Prof. Dr Birgitta König-Ries (l.) and Felicitas Löffler.

Searching for gold in a data lake

Scientific work produces a high amount of data. In order to keep this data usable for future research questions, researchers set up a »data lake«.

Prof. Dr Birgitta König-Ries (l.) and Felicitas Löffler.

Image: Jens Meyer (University of Jena)

Whether in the newly launched »ThWIC« water innovation cluster or in successfully established research networks, scientific work always produces a wealth of data. Measurements, texts, images, digitalized historical artefacts or computer simulations are collected, documented and stored. But what happens to the information once the research project has ended and the results have been published? Researchers are setting up a »data lake« so that the data they have collected can also be used for future research questions.

By Ute Schönfelder

This data lake is a piece of cloud infrastructure that is currently being set up in the University Computer Centre as part of a water cluster sub-project (»ThWICData«). In addition to the University Computer Centre, the »Competence Center Digital Research« at the University of Jena and an external business partner are also involved in the project. The aim is to centralize, store, edit and archive data and information from all of the 22 »ThWIC« projects for long-term use. The University of Jena has taken on the role of cloud provider. The data from each individual cluster project – from streamed sensor data from sewage pipes and information from sociological interviews to image, sound and text data – will »flow« into the data lake via automated »pipelines«. »We're creating a centralized access structure for this purpose, through which the partners involved in each project will initially have access. In the long term, however, we also want to make data accessible to the general public,« says Felicitas Löffler from the Institute of Computer Science, who coordinated the cluster's data science division.

But what are the advantages of setting up a huge cloud and centralizing data instead of storing it locally at the locations where it is collected? »This mainly helps us secure our research data in the long term,« explains Prof. Birgitta König-Ries. The holder of the Heinz-Nixdorf Professorship of Distributed Information Systems points out that long-term data availability has become increasingly important in recent years – and not only in research. The German government set up the Council for Scientific Information Infrastructures in 2014, and the National Research Data Infrastructure was subsequently launched in 2020. As part of this initiative, Prof. König-Ries is involved in a project relating to the management of biodiversity research data. »In order to make the research data available for long-term use across borders and disciplines, it's stored according to the FAIR principles,« says König-Ries. FAIR stands for Findable, Accessible, Interoperable and Reusable.

Open formats and precise metadata

Sustainable research data management involves much more than long-term storage. Storing data for many years has long been part of good scientific practice. »However, this often meant that data was simply stored somewhere and couldn't be used by others, because it wasn't locatable or understandable,« says König-Ries. That's why it is important to describe the data as precisely as possible. This metadata contains additional information that allows people who didn't collect the data themselves to relate to it and understand it (e.g. details about the methods used and the underlying scientific issues). »It's also important that the metadata is stored in open formats that are universally understandable«.

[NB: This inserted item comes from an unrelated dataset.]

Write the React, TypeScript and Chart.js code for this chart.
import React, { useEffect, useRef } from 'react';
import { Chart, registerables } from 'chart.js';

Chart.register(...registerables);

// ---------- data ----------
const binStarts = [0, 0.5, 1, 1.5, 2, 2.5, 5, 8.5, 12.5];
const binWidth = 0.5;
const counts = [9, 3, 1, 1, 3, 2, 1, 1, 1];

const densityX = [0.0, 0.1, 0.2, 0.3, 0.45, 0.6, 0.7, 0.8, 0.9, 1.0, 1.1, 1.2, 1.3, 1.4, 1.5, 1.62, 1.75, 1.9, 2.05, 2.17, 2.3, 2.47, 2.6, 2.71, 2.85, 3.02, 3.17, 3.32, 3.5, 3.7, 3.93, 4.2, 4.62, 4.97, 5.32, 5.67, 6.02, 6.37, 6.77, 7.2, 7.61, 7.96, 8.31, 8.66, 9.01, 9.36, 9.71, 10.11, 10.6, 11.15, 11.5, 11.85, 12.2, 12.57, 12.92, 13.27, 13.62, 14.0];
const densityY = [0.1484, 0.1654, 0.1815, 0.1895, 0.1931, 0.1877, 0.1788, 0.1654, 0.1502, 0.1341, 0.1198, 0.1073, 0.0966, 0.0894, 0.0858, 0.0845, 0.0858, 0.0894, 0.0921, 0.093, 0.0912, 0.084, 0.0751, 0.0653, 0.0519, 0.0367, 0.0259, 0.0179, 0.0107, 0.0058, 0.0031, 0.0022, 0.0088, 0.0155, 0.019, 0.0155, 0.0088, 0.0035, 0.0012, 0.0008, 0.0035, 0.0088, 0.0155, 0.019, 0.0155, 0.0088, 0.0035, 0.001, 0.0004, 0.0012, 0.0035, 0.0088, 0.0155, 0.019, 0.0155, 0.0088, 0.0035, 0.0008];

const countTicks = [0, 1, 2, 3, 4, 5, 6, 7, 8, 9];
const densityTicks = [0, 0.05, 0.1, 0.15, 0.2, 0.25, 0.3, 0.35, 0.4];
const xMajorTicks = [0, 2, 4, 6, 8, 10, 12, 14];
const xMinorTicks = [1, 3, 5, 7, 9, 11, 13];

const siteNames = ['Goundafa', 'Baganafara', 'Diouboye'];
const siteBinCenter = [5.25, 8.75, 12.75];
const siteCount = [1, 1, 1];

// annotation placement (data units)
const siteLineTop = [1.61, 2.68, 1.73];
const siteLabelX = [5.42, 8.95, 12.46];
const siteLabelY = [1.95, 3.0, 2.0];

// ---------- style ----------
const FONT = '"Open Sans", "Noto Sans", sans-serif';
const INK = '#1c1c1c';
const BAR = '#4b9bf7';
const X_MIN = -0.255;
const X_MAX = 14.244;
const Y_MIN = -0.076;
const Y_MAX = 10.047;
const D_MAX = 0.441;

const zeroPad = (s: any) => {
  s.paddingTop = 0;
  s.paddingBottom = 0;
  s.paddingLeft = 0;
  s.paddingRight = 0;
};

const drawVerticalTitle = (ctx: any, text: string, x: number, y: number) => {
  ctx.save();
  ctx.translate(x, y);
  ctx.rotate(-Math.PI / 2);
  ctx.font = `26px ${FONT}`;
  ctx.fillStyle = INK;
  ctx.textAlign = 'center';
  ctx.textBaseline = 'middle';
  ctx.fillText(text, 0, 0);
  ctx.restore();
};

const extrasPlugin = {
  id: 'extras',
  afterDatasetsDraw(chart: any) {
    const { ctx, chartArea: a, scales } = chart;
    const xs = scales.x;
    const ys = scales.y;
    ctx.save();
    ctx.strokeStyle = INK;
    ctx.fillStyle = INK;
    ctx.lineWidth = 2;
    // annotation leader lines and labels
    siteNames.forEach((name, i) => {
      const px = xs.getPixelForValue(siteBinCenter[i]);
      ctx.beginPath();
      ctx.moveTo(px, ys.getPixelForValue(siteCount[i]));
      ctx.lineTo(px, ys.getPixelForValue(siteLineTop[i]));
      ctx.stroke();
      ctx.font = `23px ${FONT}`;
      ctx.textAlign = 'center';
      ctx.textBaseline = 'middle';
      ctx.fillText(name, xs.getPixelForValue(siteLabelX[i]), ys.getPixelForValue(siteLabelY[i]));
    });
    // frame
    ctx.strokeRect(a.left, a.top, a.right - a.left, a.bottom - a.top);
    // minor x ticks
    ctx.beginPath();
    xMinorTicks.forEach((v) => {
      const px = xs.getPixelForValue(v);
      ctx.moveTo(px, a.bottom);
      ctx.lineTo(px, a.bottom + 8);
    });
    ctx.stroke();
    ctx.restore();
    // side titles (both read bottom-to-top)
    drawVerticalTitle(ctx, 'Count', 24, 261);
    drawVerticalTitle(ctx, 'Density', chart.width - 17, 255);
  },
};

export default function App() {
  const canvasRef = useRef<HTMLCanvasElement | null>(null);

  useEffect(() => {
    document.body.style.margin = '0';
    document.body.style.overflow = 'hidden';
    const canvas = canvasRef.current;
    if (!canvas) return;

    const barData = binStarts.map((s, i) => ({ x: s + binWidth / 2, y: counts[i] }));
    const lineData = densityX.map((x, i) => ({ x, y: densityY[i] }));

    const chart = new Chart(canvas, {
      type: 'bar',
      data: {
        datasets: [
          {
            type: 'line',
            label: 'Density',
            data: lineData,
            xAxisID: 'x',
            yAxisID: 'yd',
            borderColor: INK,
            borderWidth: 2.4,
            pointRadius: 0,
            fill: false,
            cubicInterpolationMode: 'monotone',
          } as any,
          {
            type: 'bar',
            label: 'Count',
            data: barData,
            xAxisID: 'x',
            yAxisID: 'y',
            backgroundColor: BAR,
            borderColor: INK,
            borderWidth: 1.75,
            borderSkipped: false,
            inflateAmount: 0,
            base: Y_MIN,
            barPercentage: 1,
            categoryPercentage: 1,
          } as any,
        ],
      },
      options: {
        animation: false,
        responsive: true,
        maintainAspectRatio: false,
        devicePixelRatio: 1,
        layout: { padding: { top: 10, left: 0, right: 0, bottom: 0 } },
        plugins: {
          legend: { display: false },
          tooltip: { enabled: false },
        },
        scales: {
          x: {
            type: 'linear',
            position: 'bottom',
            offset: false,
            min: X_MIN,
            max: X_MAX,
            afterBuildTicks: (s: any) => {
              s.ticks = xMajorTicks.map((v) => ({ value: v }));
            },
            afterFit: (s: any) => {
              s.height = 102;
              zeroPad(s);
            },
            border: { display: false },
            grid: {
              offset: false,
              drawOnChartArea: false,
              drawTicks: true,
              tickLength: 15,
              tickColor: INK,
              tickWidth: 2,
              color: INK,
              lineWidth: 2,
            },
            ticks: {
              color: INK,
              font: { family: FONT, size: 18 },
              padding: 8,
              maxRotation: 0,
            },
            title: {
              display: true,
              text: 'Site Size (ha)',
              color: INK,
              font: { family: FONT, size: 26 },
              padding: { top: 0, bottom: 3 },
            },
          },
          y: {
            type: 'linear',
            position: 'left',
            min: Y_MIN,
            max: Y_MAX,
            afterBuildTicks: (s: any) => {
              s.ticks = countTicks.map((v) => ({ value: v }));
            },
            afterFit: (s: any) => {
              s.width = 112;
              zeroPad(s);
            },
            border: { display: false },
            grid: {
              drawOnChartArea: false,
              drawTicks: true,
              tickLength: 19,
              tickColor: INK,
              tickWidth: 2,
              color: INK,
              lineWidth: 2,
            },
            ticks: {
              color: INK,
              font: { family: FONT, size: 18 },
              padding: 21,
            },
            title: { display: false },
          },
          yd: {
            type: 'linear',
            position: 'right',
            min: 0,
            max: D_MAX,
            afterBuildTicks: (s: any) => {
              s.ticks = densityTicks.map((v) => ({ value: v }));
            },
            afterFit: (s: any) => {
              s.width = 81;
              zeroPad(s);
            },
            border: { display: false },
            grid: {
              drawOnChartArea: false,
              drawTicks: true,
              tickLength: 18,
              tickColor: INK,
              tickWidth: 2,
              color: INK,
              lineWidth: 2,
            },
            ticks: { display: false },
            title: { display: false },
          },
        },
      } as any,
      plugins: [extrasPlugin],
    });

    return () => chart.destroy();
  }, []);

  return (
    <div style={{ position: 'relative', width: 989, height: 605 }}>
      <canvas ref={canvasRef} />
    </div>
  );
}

In the water cluster, Birgitta König-Ries and Felicitas Löffler are working together with a business partner as part of the »ThWICSonar« project with the aim of automatically capturing and tagging text documents. »We want to set up an information system that can be used to automatically monitor documents, classify them by subject and describe them«. They are doing this with the help of artificial intelligence. »First of all, we have to tag documents manually so that we can then train the algorithms. This will create a language model to enable automatic tagging in the future«. The prepared documents will then be proactively recommended to various user groups within the cluster.

In their work for »ThWIC«, the researchers build on existing expertise. For example, an »Electronic Lab Notebook« (ELN) for the management of chemical research data has been under development at the University of Jena and the Leibniz Information Centre for Science and Technology in Hanover since 2020 as part of the National Research Data Infrastructure initiative. The project is being coordinated by Prof. Christoph Steinbeck, who is also involved in the »ThWIC« cluster. »The ELN is an electronic version of the classic laboratory notebook, but it also offers lots of advantages in terms of long-term data use,« emphasizes Felicitas Löffler. If data can be shared with other researchers and stored in a cloud, for example, it is available all around the world and can be linked to other sources. »This makes it possible to use data at different locations and to identify and understand overarching relationships«.